Failure to demonstrate any of the above facts may result in corrective adjustments by the Revenue Authority, including disallowing the recharged costs for income tax purposes.
Therefore, it is important to ensure intragroup recharges are aligned with the domestic transfer pricing rules and guidelines.
If recharging results from intragroup financing of operating costs, then a comprehensive look into the circumstances of the recharge of expenses would need to be done to determine if there is a transfer pricing exposure.
Matters such as the timing for the payment of the receivable created through recharged expenses would also need to be assessed.
It is highly unlikely for third party entities to settle expenses on behalf of each other, but this is inarguably a benefit of companies being related as they can take advantage of such practises to simplify ways of doing business.
However, due to the opportunity cost of holding money, it is arguable that related or unrelated companies would allow for their funds to be held by other companies for long periods of time.
It is this fact that brings the transfer pricing issue to the recharging of expenses at cost, between related parties.
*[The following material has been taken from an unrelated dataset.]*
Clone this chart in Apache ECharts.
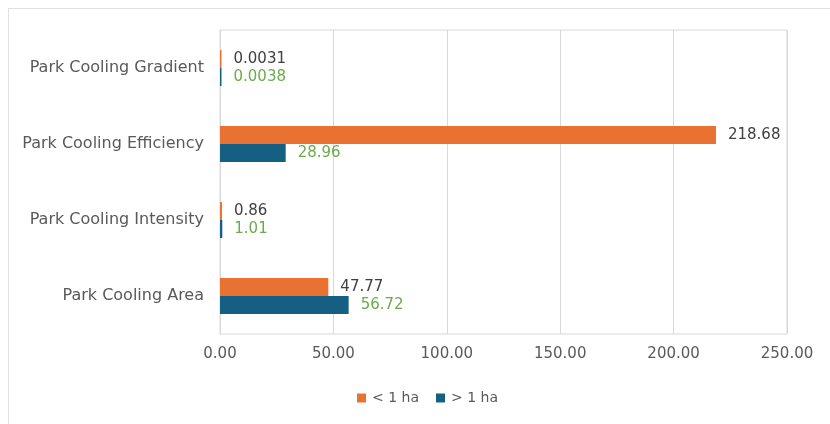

Since in an arm’s length transaction, compensation would be required by the party initially settling the expenses on behalf of the other, especially when the repayment of the recharge remains outstanding for long periods of time.
This may portray that there may be an element of intercompany financing attached to it.
You have probably heard of the famous statement that “transfer pricing is not an exact science”.
This stands to be true in this matter as subjectivity arises in determining at what point is a repayment of the recharges considered to have been “long outstanding”, such that deeming it an intercompany financing would be appropriate.
Whilst this matter poses a challenge to the law makers on how to provide guidance that better illustrates ways of adhering to the arm’s length principle, in the different forms of financing that would be reflective of the complex ways of doing business in the current fast paced world, it is also important for taxpayers to be aware and minimise their exposure as much as possible.